One of the most important roles Natalia and the Forum play is building awareness about foundations’ work in Russia, advocating for a better legal environment for giving, and promoting transparency and information sharing by donor organizations. One of the key achievements of the Donors Forum was building a community of endowed foundations in Russia. This began with advocating for an endowment law and continues through supporting a peer exchange platform and regular training events.

As well as working tirelessly to promote more and better philanthropy in Russia, Natalya was a driving force in the ‘Emerging Societies, Emerging Philanthropies’ Forum held in Peterhof, Russia last year.

In her own words…

‘I was working for CAF Russia when the new donors’ forum was launched. I was very enthusiastic about community foundations and thought the forum would be a good way to promote and support the model in Russia. I remember when I went to be interviewed for the coordinator’s job, I spent most of the time trying to convince the interviewers how important it was to support community foundations in Russia.

I think the fact that the Russian Donors Forum exists at all is a major achievement. It was built from scratch by foreign donors, but its members are now mainly Russian foundations and companies and it has become a valuable part of the country’s philanthropic infrastructure.

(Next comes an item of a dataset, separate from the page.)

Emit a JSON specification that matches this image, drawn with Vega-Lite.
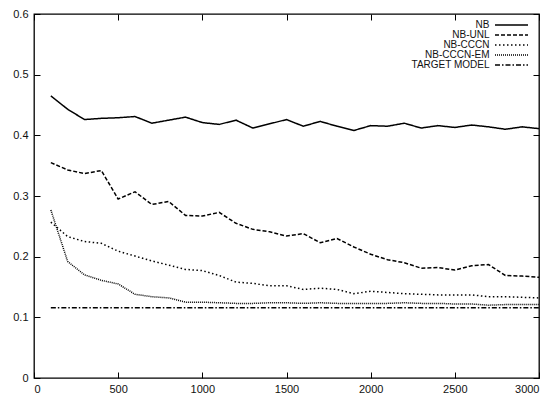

I thought when we started that the number of members would grow much more quickly than it has done. We had the good examples set by Potanin and Zimin, who were following the best standards set internationally, but not many followed suit. Compared to other countries, there are fewer foundations here. They are increasing but they are not necessarily in the public eye, so few people know about them.

We have just done our own internal strategic plan, and the main thing we identified was a need to carry out a major public relations campaign to publicize foundation activities and make them more widely understood. At the moment, philanthropy is seen as something that is done voluntarily and doesn’t need any infrastructure. We want to show how important infrastructure is and how foundations are the core of organized philanthropy, so we are going to hold a special European foundation day to promote them.

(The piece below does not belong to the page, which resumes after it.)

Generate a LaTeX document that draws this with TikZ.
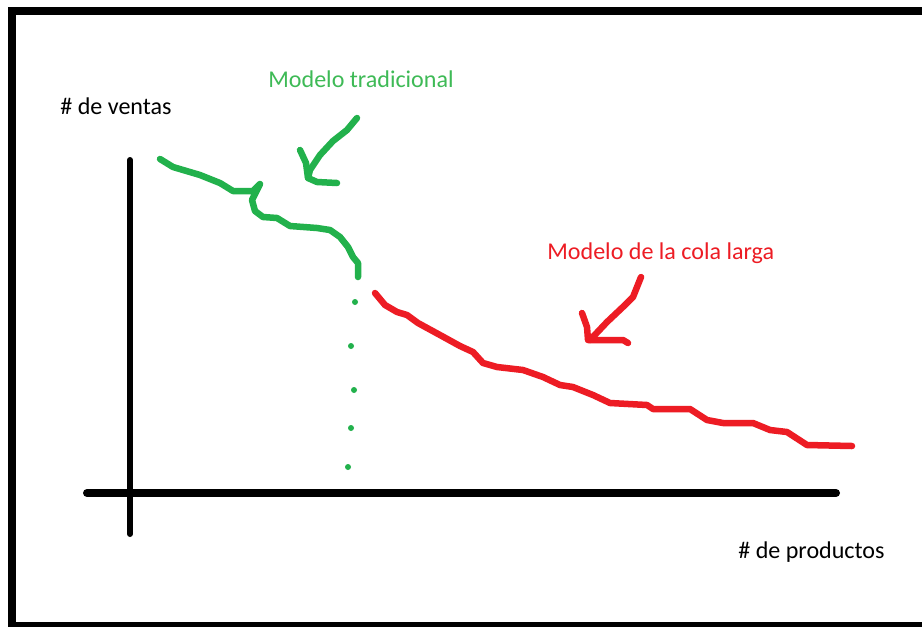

There are many challenges. In terms of the Forum, I have to combine the role of leader of the association and servant of the members. It’s easy when you have a well-established membership which comes up with great ideas and you work in synergy. But that’s not always the case. The personnel of foundations changes and foundations leave. Sometimes it seems you’re continually starting again. I would like the members to come up with a clearer vision of what the network can do for them.

There is still not enough information about philanthropy in Russia – data on things like the number of foundations or the number of donations is expensive and unreliable. But I would say that trust is still the number one issue. With the foreign agents’ law last year, philanthropic infrastructure is under attack. Neither the Russian public nor the government understand its importance and they don’t trust non-profits. As a result, corporate donors establish their own projects rather than working with non-profits, so everyone is starting from scratch, trying to do something that is already being done. Getting organizations to work together is a huge challenge both for the Forum and for Russian philanthropy.

Philanthropy is increasing; more people are doing it and see it as fun and satisfying. But we need more resources, more organizations and more infrastructure to support and encourage them. And above all we need more enthusiastic leaders.’